Diante da violenta ação policial nos complexos do Alemão e da Penha, que resultou na execução sumária de mais de uma centena de pessoas, entre as quais muitos adolescentes, a maioria identificados como bandidos, impõe-se ao juízo de muitos a necessidade de que, no combate aos traficantes que assomam país afora, tudo é válido e aceitável, mesmo que ao arrepio da lei e da mais elementar noção do que seja o Estado de Direito.
Prato cheio para as pretensões eleitorais da extrema direita, ávida de retomar o poder e implantar políticas de segurança pública baseadas na convicção de que violência se combate com violência, e, a exemplo do que se viu na terça-feira no Rio de Janeiro, autorização prévia para execuções extrajudiciais que extrapolam até mesmo o Direito de Guerra.
É revoltante, não fosse antes lamentável que se pense assim, num país em que a riqueza é desumanamente concentrada, e no qual as classes dominantes permanecem indiferentes ao caos em termos de segurança pública, contanto que preservados seus privilégios e garantidas as formas muitas vezes inconfessáveis de aumentar sua fortuna.
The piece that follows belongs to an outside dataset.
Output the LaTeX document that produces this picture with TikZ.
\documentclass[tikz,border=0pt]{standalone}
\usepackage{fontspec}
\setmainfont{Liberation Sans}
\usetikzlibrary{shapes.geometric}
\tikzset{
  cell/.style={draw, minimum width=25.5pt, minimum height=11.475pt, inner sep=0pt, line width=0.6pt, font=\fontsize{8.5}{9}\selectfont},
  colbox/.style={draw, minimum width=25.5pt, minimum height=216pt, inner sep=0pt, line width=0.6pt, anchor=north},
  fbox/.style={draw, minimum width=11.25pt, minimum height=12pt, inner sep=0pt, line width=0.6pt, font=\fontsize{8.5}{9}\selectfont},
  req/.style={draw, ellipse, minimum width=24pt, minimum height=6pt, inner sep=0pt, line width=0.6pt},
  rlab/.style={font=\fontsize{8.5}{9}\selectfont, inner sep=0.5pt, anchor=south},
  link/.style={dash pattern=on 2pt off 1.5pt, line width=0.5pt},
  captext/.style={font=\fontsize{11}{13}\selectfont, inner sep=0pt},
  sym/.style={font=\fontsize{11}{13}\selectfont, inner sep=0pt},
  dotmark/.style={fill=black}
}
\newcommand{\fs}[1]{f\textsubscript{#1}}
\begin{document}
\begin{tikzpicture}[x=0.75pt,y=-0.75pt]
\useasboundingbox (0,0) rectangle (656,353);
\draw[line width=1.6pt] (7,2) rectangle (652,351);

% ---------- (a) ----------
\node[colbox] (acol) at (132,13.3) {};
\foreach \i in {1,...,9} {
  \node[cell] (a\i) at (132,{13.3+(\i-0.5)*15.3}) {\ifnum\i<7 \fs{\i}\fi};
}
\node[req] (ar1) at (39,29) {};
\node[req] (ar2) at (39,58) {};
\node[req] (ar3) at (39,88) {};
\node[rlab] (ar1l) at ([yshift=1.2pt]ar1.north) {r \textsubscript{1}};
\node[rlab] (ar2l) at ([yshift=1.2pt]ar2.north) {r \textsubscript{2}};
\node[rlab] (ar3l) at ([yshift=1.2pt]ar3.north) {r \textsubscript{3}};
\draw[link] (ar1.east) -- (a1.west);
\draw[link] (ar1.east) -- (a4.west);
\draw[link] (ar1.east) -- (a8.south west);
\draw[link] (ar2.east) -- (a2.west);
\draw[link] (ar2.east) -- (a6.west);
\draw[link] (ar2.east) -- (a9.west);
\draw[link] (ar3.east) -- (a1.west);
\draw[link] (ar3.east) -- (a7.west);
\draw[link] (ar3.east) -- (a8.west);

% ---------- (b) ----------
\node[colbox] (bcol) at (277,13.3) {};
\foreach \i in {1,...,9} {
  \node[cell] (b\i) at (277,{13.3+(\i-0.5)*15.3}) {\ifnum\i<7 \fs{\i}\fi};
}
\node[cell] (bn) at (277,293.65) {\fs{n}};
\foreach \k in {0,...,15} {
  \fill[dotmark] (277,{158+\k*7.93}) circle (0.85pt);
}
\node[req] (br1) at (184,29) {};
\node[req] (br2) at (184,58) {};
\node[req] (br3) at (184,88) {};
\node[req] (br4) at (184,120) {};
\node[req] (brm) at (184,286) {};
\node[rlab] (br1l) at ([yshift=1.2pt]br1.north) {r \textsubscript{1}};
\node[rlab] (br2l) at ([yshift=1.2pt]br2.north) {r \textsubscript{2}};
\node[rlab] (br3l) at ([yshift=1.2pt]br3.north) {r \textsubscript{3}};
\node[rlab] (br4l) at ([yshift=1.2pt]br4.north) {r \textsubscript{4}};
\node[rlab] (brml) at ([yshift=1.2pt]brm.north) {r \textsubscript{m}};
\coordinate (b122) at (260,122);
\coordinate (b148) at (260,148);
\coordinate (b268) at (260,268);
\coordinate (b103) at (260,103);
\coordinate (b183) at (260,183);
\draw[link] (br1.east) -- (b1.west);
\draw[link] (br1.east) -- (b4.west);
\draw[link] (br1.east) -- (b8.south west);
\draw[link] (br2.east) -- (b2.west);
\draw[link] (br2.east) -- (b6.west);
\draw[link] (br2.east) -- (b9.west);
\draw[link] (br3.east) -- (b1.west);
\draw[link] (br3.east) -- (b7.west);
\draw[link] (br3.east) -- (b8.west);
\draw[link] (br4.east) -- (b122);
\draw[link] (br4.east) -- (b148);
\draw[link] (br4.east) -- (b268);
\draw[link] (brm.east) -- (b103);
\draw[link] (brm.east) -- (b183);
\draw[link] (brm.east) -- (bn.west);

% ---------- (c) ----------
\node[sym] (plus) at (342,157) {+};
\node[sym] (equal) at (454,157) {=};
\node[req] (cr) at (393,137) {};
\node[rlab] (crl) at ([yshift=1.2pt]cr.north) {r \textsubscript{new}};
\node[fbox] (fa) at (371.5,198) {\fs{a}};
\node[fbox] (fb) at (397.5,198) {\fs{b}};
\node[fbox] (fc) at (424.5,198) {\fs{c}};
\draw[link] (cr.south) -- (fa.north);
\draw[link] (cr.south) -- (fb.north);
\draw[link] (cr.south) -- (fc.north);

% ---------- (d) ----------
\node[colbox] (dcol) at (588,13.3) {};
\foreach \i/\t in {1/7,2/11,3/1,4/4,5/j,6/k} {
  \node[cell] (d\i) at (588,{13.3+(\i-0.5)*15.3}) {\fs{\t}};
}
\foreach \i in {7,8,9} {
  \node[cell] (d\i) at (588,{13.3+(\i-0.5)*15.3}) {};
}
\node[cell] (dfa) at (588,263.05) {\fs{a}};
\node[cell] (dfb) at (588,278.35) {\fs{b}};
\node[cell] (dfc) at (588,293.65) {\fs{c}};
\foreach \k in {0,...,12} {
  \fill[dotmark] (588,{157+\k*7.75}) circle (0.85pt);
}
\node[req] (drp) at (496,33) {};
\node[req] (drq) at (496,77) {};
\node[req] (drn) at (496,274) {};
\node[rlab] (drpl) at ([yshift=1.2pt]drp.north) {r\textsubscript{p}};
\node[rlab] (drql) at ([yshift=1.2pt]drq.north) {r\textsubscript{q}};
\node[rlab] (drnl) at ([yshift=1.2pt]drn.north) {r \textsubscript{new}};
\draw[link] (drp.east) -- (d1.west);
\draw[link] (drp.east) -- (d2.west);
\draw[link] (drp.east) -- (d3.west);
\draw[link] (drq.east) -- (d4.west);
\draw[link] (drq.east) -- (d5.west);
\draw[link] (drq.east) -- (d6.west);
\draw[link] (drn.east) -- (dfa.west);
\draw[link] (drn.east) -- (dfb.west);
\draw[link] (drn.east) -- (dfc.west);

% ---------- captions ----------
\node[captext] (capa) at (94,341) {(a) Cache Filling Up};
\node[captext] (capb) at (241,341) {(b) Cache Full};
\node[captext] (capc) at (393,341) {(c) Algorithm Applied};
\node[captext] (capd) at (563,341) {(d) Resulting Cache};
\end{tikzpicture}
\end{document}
Há pouco mais de 24 horas do início da operação (um sucesso, nas palavras do governador Cláudio Castro), contam-se 121 mortos. Muitos deles com tiros de fuzil à queima-roupa, pés e mãos amarrados, outros com perfurações de faca e alguns literalmente decapitados.
Na esteira das estarrecedoras imagens exploradas à exaustão pelos principais jornais e tevês brasileiras, em que se veem dezenas de corpos enfileirados numa praça da Penha, pôde-se perceber: eram quase todos negros.
Atacam-se as consequências, ignoram-se as causas, numa lógica de interpretação intencionalmente alheia às relações do tráfico de drogas, entre outras práticas da criminalidade, com as engrenagens perversas da economia, da forma de governar (de que o Rio é tradicionalmente o melhor exemplo) e das instituições públicas, não raro indiretamente envolvidas em práticas de favorecimento de lideranças do PCC e do Comando Vermelho.
E haja oportunismo e desfaçatez, bem na linha do que professam os governadores do Rio, de Minas e de Goiás, os dois últimos já em plena campanha como virtuais candidatos da extrema direita a presidente.
Para essa gente, não importa que comunidades e vidas sejam sacrificadas em nome da "ordem e do progresso", numa alusão freudiana que remete ao lema positivista do pavilhão nacional. A uma e outra, pouco significa que falte o saneamento, escolas, postos de saúde, creches, áreas de esporte e lazer, espaços de convivência, programas de incentivo à arte e à leitura, pois que é menos custoso para o Estado a compra de "caveirões" com que transportar cadáveres --- e a indiferença diante dos esgotos a céu aberto dentro dos quais se misturam a lama podre dos dejetos e o sangue ainda quente das execuções.
Se é procedente a afirmação de que nem todos os problemas de segurança são de cunho social, não há negar que jamais haverá para os mesmos qualquer solução que ignore a desigualdade social no país, das mais alarmantes mesmo na perspectiva de países pobres.
No desfecho da coluna de hoje, cabe uma derradeira informação: a Polícia Civil do Rio de Janeiro acaba de divulgar a lista parcial de 99 mortos na operação da última terça-feira nos complexos do Alemão e da Penha. Desses, nenhum havia sido identificado pelo Ministério Público na investigação em que se baseou a operação. Ou seja: nenhum deles tinha mandado de prisão relacionado a esse processo.
Diante desse quadro de horror e incertezas, ocorrem-me os versos de Cristina Peri Rossi, poeta uruguaia sobre cuja obra escreverei aqui na próxima crônica: "Tenho uma dor aqui/do lado da pátria".